_WRITTEN INSTRUCTION_: Line by line, repeat the data below exactly, beginning at the first line and ending at the line with "bar_w = 0.15". Omit pictures.

-- STORED DATA start --

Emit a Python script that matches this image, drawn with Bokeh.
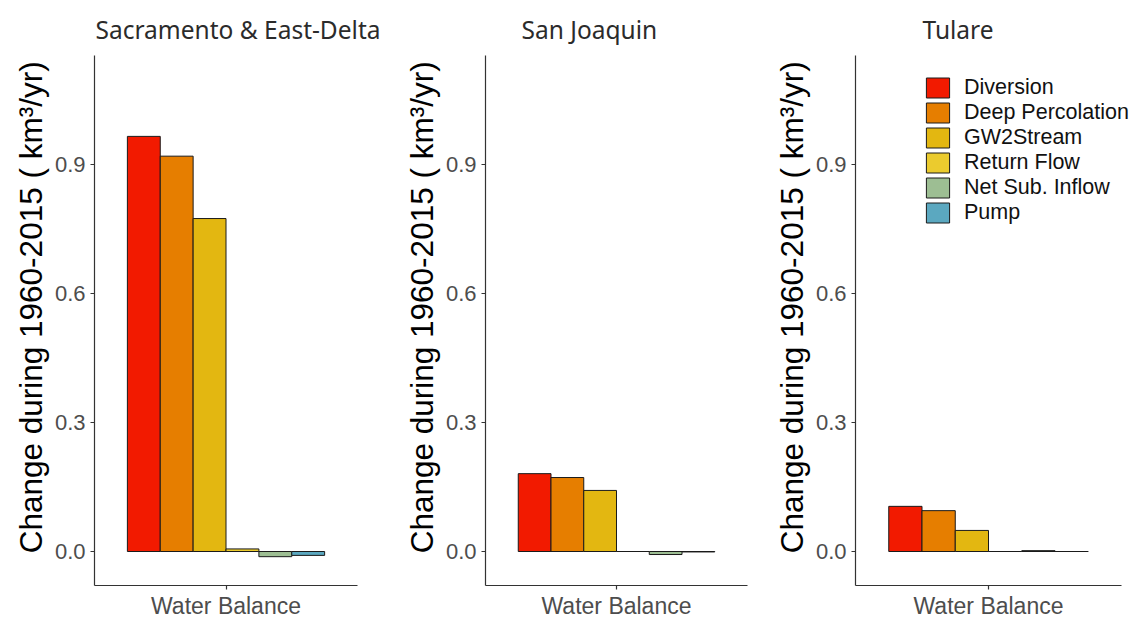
from bokeh.plotting import figure
from bokeh.layouts import row
from bokeh.models import (ColumnDataSource, Range1d, FixedTicker, Legend, LegendItem, Title,
                          NumeralTickFormatter)
from bokeh.transform import dodge
from bokeh.embed import file_html
from bokeh.resources import INLINE

regions = ["Sacramento & East-Delta", "San Joaquin", "Tulare"]
components = ["Diversion", "Deep Percolation", "GW2Stream", "Return Flow", "Net Sub. Inflow", "Pump"]
colors = ["#F21A00", "#E67E00", "#E3B711", "#EBCB2E", "#9DBE93", "#5BA8C0"]
category = "Water Balance"

sac_values = [0.965, 0.919, 0.774, 0.006, -0.012, -0.009]
sj_values = [0.181, 0.172, 0.142, 0.0, -0.007, -0.001]
tul_values = [0.105, 0.095, 0.049, 0.0, 0.002, 0.0]
region_values = [sac_values, sj_values, tul_values]

y_ticks = [0.0, 0.3, 0.6, 0.9]
y_label = "\u00a0\u00a0\u00a0Change during 1960-2015 ( km\u00b3/yr)"

frame_w = [263, 262, 296]
border_l = [94, 85, 81]
border_r = [43, 23, 0]
x_end = [1.6, 1.6, 1.6 + 30 / 221.7]
title_off = [1, 36, 67]
bar_w = 0.15

figs = []
for k, (reg, vals) in enumerate(zip(regions, region_values)):
    p = figure(x_range=Range1d(0.4, x_end[k]),
               y_range=Range1d(-0.079, 1.153),
               frame_width=frame_w[k], frame_height=530,
               min_border_left=border_l[k], min_border_right=border_r[k],
               min_border_top=55, min_border_bottom=10,
               output_backend="svg", toolbar_location=None, title=None)
    p.add_layout(Title(text=reg, text_font="Noto Sans", text_font_size="24.5px",
                       text_font_style="normal", text_color="#2b2b2b", align="left",
                       offset=title_off[k], standoff=20), "above")
    renderers = []
    for i, (comp, v, c) in enumerate(zip(components, vals, colors)):
        src = ColumnDataSource(dict(x=[1.0], top=[v]))
        r = p.vbar(x=dodge("x", (i - 2.5) * bar_w), top="top", bottom=0,
                   width=bar_w, source=src, fill_color=c, line_color="#1a1a1a", line_width=1)
        renderers.append(r)
    p.xgrid.visible = False
    p.ygrid.visible = False
    p.outline_line_color = None
    p.yaxis.ticker = FixedTicker(ticks=y_ticks)
    p.yaxis.formatter = NumeralTickFormatter(format="0.0")
    p.xaxis.ticker = FixedTicker(ticks=[1.0])
    p.xaxis.major_label_overrides = {1: category}
    p.xaxis.bounds = (0.4, 1.6)
    for ax in (p.xaxis[0], p.yaxis[0]):
        ax.axis_line_color = "#333333"
        ax.axis_line_width = 1.2
        ax.major_tick_line_color = "#333333"
        ax.major_tick_line_width = 1.2
        ax.major_tick_out = 4
        ax.major_tick_in = 0
        ax.minor_tick_out = 0
        ax.minor_tick_in = 0
        ax.major_label_text_font = "Liberation Sans"
        ax.major_label_text_font_size = "22px"
        ax.major_label_text_color = "#4d4d4d"
    p.xaxis.major_label_text_font_size = "23px"
    p.xaxis.major_label_standoff = 3
    p.yaxis.major_label_standoff = 5
    p.yaxis.axis_label = y_label
    p.yaxis.axis_label_text_font = "Liberation Sans"
    p.yaxis.axis_label_text_font_size = "31.5px"
    p.yaxis.axis_label_text_font_style = "normal"
    p.yaxis.axis_label_text_color = "#000000"
    p.yaxis.axis_label_standoff = 3
    if k == 2:
        items = [LegendItem(label=comp, renderers=[r]) for comp, r in zip(components, renderers)]
        leg = Legend(items=items, location=(68, 360), glyph_width=29, glyph_height=25,
                     label_height=25, spacing=0, label_standoff=12, padding=0, margin=0,
                     border_line_color=None, background_fill_alpha=0,
                     label_text_font="Liberation Sans", label_text_font_size="21.5px",
                     label_text_color="#111111")
        p.add_layout(leg, "center")
    figs.append(p)

layout = row(*figs, spacing=0)
open("out.html", "w").write(file_html(layout, INLINE))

-- STORED DATA end --

_SOLUTION TO THE PROBLEM_:
Emit a Python script that matches this image, drawn with Bokeh.
from bokeh.plotting import figure
from bokeh.layouts import row
from bokeh.models import (ColumnDataSource, Range1d, FixedTicker, Legend, LegendItem, Title,
                          NumeralTickFormatter)
from bokeh.transform import dodge
from bokeh.embed import file_html
from bokeh.resources import INLINE

regions = ["Sacramento & East-Delta", "San Joaquin", "Tulare"]
components = ["Diversion", "Deep Percolation", "GW2Stream", "Return Flow", "Net Sub. Inflow", "Pump"]
colors = ["#F21A00", "#E67E00", "#E3B711", "#EBCB2E", "#9DBE93", "#5BA8C0"]
category = "Water Balance"

sac_values = [0.965, 0.919, 0.774, 0.006, -0.012, -0.009]
sj_values = [0.181, 0.172, 0.142, 0.0, -0.007, -0.001]
tul_values = [0.105, 0.095, 0.049, 0.0, 0.002, 0.0]
region_values = [sac_values, sj_values, tul_values]

y_ticks = [0.0, 0.3, 0.6, 0.9]
y_label = "\u00a0\u00a0\u00a0Change during 1960-2015 ( km\u00b3/yr)"

frame_w = [263, 262, 296]
border_l = [94, 85, 81]
border_r = [43, 23, 0]
x_end = [1.6, 1.6, 1.6 + 30 / 221.7]
title_off = [1, 36, 67]
bar_w = 0.15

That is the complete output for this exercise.